MINIMUM SPEECH AND MAXIMUM MEANING: THE FUNCTIONS OF MODERN DIALOGUE
. . . Hemingway is the one who had the most to do with my craft - not simply for his books, but for his astounding knowledge of the aspect of craftsmanship in the science of writing.
- Gabriel Garcia Marquez (16)
In "Notes on Writing a Novel," Elizabeth Bowen cut to the crux of exactly why modern dialogue is so difficult to write. She observes that it must imitate certain "realistic qualities": spontaneity, artlessness, ambiguity, irrelevance, allusiveness, and erraticness. Yet, behind the "mask of these faked realistic qualities," it must be "pointed, intentional, relevant. It must crystallize situation. It must express character. It must advance plot" (255). It must, in other words, be truly verisimilar - like reality, but not an actual transcription of reality itself. "Speech," Bowen goes on to say, "is what the characters do to each other"; aside from a few extreme physical acts, it is "the most vigorous and visible inter-action of which characters . . . are capable" (255). Consequently, speech "crystallizes relationships. It should, ideally, [be so] effective as to make analysis or explanation of the relationships between the characters unnecessary" (255). Although dialogue is not generally effective as a means of exposition, of conveying necessary information (what invariably occurs at the beginning of a play, and that takes all of the considerable artifice of the theater subsequently to overcome), it can express present relationships and, by implication, their past as well. But to do so effectively requires great talent; dialogue must imply subtly, suggestively, and never through direct statement. Usually, the way characters say something is more important than what they say.

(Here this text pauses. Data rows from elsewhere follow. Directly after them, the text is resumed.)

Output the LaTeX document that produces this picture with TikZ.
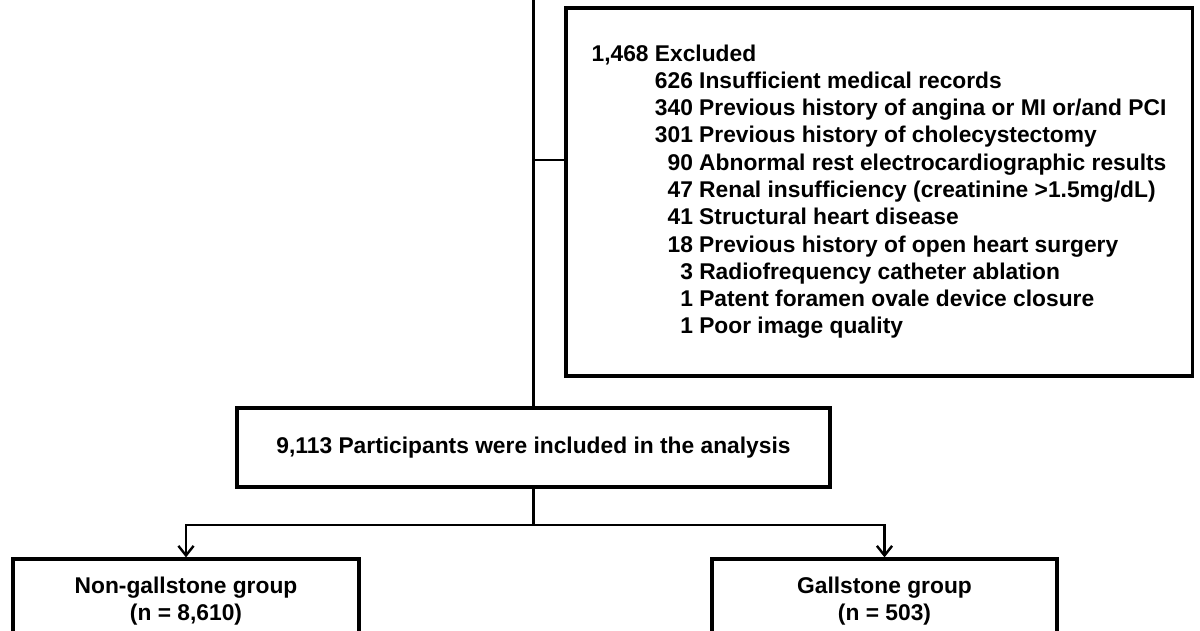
\documentclass[tikz,border=0pt]{standalone}
\usepackage{fontspec}
\setmainfont{Liberation Sans}
\usetikzlibrary{arrows.meta}

\begin{document}
\begin{tikzpicture}[
            x=0.025cm, y=-0.025cm, % 一个单位约为参考图的一个像素
            box/.style={
                rectangle, % 矩形节点
                draw, % 绘制边框
                line width=0.08cm, % 边框粗细
                inner sep=0, % 内边距为 0
                align=center, % 文字居中
                font=\fontsize{16.2}{19.4}\selectfont\bfseries % 字体大小
            },
            line/.style={line width=0.06cm}, % 连接线
            arrow/.style={line, -{Straight Barb[length=2.4mm, width=3.8mm]}} % 带箭头的连接线
        ]
        \useasboundingbox (0,0) rectangle (1200,630); % 固定画布大小

        % 排除框
        \node[box, minimum width=15.65cm, minimum height=9.2cm] (excluded) at (879,192) {%
            \begin{tabular}{@{}l@{\ }r@{\ }l@{}}
                1,468 & \multicolumn{2}{@{}l@{}}{Excluded} \\
                & 626 & Insufficient medical records \\
                & 340 & Previous history of angina or MI or/and PCI \\
                & 301 & Previous history of cholecystectomy \\
                & 90 & Abnormal rest electrocardiographic results \\
                & 47 & Renal insufficiency (creatinine >1.5mg/dL) \\
                & 41 & Structural heart disease \\
                & 18 & Previous history of open heart surgery \\
                & 3 & Radiofrequency catheter ablation \\
                & 1 & Patent foramen ovale device closure \\
                & 1 & Poor image quality
            \end{tabular}};

        % 纳入分析的参与者
        \node[box, minimum width=14.825cm, minimum height=1.975cm] (included) at (533.5,447.5)
            {9,113 Participants were included in the analysis};

        % 两个分组
        \node[box, minimum width=8.65cm, minimum height=2.1cm] (nongall) at (186,601)
            {Non-gallstone group\\(n = 8,610)};
        \node[box, minimum width=8.625cm, minimum height=2.1cm] (gall) at (884.5,601)
            {Gallstone group\\(n = 503)};

        % 连接线
        \coordinate (top) at (533.5,0); % 上方来线
        \coordinate (split) at (533.5,160); % 排除分支点
        \coordinate (fork) at (533.5,525); % 分组分叉点
        \draw[line] (top) -- (included.north);
        \draw[line] (split) -- (split -| excluded.west);
        \draw[line] (included.south) -- (fork);
        \draw[arrow] (fork) -| (nongall.north);
        \draw[arrow] (fork) -| (gall.north);
\end{tikzpicture}
\end{document}
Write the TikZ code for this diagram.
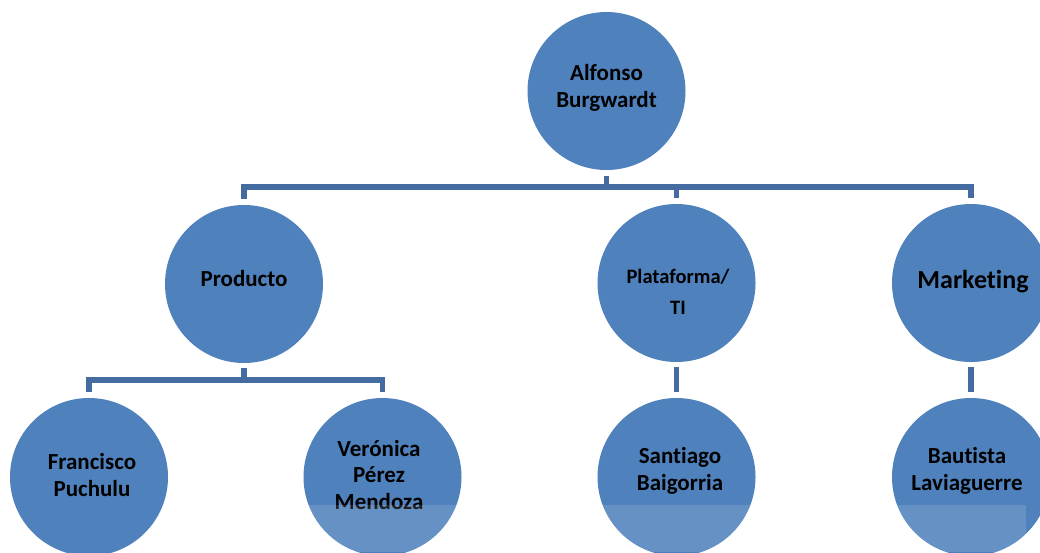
\documentclass[tikz,border=0pt]{standalone}
\usepackage{fontspec}
\setmainfont{Carlito}[Ligatures=NoCommon]
\definecolor{circblue}{RGB}{79,129,189}
\definecolor{lineblue}{RGB}{68,108,160}
\begin{document}
\begin{tikzpicture}[x=1pt,y=-1pt,
  person/.style={circle,fill=circblue,minimum size=158pt,inner sep=0pt,align=center,
    font=\bfseries\fontsize{23}{26.5}\selectfont,text=black},
  label/.style={align=center,text=black,font=\bfseries\fontsize{23}{26.5}\selectfont},
  conn/.style={draw=lineblue,line width=5.5pt,line join=miter}]
\useasboundingbox (0,0) rectangle (1040,552);
\fill[white] (0,0) rectangle (1040,552);
\begin{scope}
\clip (0,0) rectangle (1040,552);
\node[person] (top) at (606.5,91) {};
\node[label] (toptext) at (606.5,88) {Alfonso\\Burgwardt};
\node[person] (prod) at (244,284) {};
\node[label] (prodtext) at (244,279) {Producto};
\node[person] (plat) at (676.5,283) {};
\node[label,font=\bfseries\fontsize{20.5}{31}\selectfont] (plattext) at (678,292) {Plataforma/\\TI};
\node[person] (mkt) at (971,283) {};
\node[label,font=\bfseries\fontsize{26}{30}\selectfont] (mkttext) at (973,282) {Marketing};
\node[person] (fran) at (89,477) {};
\node[label] (frantext) at (92,475) {Francisco\\Puchulu};
\node[person] (vero) at (382.5,477) {};
\node[label] (verotext) at (379,475) {Verónica\\Pérez\\Mendoza};
\node[person] (sant) at (676.5,477) {};
\node[label] (santtext) at (680,471) {Santiago\\Baigorria};
\node[person] (baut) at (971,477) {};
\node[label] (bauttext) at (967,471) {Bautista\\Laviaguerre};

\coordinate (barA) at (0,187);
\coordinate (barB) at (0,380);
\draw[conn] ([yshift=-6pt]top.south) -- (top.south |- barA);
\draw[conn] ([yshift=6pt]prod.north) -- (prod.north |- barA) -- (mkt.north |- barA) -- ([yshift=6pt]mkt.north);
\draw[conn] (plat.north |- barA) -- ([yshift=6pt]plat.north);
\draw[conn] ([yshift=-5pt]prod.south) -- (prod.south |- barB);
\draw[conn] ([yshift=6pt]fran.north) -- (fran.north |- barB) -- (vero.north |- barB) -- ([yshift=6pt]vero.north);
\draw[conn] ([yshift=-5pt]plat.south) -- ([yshift=6pt]sant.north);
\draw[conn] ([yshift=-5pt]mkt.south) -- ([yshift=6pt]baut.north);

\fill[white,opacity=0.13] (300,505) rectangle (1026,552);
\end{scope}
\end{tikzpicture}
\end{document}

Bowen further observes that each sentence spoken by a character must display either "calculation" or "involuntary self-revelation" on their part (256). Most good dialogue, I should hasten to add, displays both of these processes, for in fiction, as in life, it is virtually impossible not to be, to some degree, self-revelatory (no matter whether "self" is conceived of as socially constructed, dialogical, or autonomous and coherent). Generally, she states, characters should "be under rather than over articulate," and what they "intend to say should be more evident, more striking (because of its greater inner importance to the plot) than what they arrive at saying" (256). Robie Macauley and George Lanning agree, noting that "speech, as a way of characterization, moves forward by means of partial concealment, partial exposure" (78), because what characters say may be the result of inner conflictedness, or they may be saying what they think the other person wishes to hear. In speech, they may become aware of their own confusion, or something the other person does might make them modify their original intention. They may become more confused as they speak, may end up saying the opposite of what they started to say, may even wish that they had not spoken at all. In short, all of the myriad complexities that inhere in real-life dialogue inhere as well in fictional dialogue, the one great difference being that in fiction there is an author who exercises some control over what is being expressed (or incompletely expressed, as the case may be). Dialogue, therefore, demonstrates not only communication but, more importantly, the limits of communication between characters as well.